§ **Task directions**
In the lines below, output everything from the first line through the line containing "import numpy as np" exactly as it is. Pictures are not part of the output.
** start Data for processing **
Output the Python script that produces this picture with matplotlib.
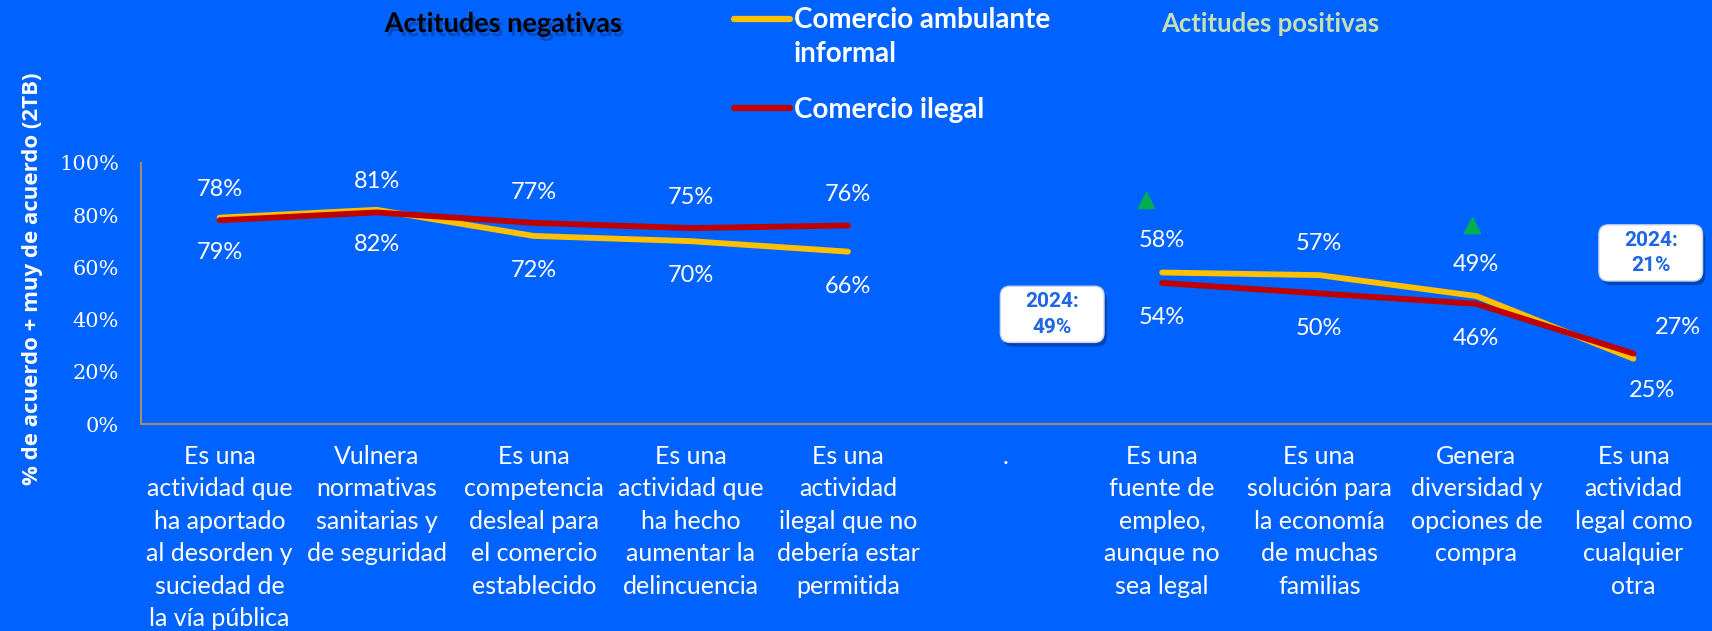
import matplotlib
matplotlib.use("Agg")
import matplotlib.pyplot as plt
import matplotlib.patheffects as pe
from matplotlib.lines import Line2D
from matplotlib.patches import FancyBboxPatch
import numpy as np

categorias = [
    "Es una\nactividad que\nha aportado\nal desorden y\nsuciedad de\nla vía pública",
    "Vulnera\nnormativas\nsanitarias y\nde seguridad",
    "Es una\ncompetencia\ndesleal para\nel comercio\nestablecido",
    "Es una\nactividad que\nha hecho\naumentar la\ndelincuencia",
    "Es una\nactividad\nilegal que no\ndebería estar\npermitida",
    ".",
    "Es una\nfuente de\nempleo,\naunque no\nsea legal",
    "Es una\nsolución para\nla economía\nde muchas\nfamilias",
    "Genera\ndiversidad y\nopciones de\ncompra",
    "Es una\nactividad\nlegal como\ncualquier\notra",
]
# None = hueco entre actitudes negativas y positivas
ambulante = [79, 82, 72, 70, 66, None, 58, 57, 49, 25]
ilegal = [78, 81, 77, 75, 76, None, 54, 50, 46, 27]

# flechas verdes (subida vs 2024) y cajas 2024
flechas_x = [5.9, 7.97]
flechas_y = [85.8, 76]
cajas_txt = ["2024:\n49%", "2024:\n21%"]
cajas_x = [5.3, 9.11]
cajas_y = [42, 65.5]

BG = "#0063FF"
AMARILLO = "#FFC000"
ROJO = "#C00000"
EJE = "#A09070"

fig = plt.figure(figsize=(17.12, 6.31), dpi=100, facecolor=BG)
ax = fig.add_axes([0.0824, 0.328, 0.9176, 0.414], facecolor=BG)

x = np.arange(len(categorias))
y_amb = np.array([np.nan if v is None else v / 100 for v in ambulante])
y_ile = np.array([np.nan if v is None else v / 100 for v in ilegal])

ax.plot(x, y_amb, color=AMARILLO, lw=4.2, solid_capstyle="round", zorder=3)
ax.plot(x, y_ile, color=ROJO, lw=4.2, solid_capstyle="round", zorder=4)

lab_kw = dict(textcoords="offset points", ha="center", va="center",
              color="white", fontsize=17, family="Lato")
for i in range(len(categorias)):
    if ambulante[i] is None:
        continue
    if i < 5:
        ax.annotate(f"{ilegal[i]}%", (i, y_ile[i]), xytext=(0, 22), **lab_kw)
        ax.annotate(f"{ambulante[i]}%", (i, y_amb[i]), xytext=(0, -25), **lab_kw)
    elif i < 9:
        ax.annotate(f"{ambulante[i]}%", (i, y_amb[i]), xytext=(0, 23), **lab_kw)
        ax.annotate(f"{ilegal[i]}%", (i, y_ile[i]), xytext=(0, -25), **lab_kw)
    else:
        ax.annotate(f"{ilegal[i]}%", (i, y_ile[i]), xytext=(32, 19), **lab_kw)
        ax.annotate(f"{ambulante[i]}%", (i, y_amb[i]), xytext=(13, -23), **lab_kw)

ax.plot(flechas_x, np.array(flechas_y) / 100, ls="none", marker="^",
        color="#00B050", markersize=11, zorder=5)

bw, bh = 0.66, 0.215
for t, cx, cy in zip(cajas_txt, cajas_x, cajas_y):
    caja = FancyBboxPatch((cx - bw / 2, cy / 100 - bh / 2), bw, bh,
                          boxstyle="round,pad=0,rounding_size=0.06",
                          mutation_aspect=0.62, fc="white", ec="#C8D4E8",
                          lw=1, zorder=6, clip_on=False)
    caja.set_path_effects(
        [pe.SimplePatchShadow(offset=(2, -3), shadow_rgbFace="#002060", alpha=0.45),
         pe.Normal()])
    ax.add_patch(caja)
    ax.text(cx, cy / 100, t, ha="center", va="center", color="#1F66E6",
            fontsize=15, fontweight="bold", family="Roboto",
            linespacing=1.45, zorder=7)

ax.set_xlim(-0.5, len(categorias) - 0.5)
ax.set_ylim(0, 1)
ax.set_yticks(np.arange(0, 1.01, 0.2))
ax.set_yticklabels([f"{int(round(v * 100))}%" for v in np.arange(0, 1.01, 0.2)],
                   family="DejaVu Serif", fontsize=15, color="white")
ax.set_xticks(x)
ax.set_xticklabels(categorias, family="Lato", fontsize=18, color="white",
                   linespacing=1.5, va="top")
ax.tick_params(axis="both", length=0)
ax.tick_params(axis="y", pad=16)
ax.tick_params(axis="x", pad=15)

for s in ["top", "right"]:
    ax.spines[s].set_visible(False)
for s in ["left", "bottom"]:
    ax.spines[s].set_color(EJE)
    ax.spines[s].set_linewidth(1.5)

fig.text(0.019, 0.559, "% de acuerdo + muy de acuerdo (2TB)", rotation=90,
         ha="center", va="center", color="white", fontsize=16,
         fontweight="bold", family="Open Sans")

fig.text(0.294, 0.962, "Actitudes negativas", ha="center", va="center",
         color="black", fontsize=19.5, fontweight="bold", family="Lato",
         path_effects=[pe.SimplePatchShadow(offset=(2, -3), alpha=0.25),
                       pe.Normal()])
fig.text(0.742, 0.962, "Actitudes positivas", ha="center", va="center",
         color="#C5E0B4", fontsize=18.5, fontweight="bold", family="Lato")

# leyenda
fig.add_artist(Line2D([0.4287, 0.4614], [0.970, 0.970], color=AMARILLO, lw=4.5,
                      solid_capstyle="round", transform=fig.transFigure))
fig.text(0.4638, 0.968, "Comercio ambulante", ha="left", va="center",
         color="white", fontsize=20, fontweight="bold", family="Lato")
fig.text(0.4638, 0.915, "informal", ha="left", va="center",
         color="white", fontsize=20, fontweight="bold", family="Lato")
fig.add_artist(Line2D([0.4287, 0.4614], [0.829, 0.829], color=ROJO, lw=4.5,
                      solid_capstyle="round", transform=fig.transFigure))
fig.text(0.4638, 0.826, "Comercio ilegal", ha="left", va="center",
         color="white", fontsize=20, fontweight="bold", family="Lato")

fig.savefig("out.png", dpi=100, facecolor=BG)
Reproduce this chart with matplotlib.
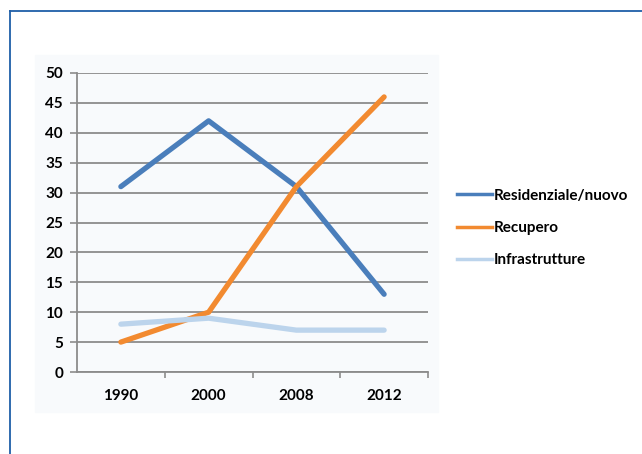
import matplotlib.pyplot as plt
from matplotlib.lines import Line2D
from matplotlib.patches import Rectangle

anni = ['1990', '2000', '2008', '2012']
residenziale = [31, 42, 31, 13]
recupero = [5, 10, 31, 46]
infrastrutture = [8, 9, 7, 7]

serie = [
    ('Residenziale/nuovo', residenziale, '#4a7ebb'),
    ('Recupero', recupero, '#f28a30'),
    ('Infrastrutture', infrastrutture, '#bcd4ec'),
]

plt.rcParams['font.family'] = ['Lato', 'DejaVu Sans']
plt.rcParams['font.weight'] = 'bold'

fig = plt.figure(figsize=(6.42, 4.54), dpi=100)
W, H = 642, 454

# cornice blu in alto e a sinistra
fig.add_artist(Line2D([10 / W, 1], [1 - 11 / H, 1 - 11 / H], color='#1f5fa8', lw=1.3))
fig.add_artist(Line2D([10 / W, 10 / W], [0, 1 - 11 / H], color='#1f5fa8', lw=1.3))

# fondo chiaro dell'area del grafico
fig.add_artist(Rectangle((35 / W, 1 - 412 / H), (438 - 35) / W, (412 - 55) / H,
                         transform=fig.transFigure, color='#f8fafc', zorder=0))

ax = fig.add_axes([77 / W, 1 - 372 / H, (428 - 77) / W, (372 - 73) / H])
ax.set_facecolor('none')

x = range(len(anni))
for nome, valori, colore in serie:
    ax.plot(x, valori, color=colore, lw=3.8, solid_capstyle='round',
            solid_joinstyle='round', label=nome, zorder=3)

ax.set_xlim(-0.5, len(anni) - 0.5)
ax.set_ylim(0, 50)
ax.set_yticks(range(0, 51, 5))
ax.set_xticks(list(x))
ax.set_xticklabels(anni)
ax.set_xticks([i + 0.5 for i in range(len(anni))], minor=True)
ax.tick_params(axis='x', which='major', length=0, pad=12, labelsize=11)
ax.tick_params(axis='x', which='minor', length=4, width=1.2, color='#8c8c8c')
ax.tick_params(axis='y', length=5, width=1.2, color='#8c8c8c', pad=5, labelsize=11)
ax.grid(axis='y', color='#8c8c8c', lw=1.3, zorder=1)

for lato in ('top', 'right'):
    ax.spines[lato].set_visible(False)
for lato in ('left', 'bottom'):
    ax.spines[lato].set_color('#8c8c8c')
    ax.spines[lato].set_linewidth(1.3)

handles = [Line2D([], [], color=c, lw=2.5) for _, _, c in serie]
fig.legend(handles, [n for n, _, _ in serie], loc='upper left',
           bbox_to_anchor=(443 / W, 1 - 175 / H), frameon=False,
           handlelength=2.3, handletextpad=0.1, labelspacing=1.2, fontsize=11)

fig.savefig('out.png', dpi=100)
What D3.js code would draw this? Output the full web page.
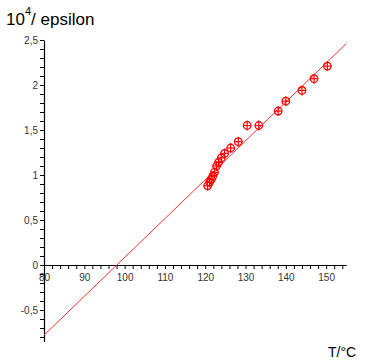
** end Data for processing **
§ **Task result**
Output the Python script that produces this picture with matplotlib.
import matplotlib
matplotlib.use("Agg")
import matplotlib.pyplot as plt
import matplotlib.patheffects as pe
from matplotlib.lines import Line2D
from matplotlib.patches import FancyBboxPatch
import numpy as np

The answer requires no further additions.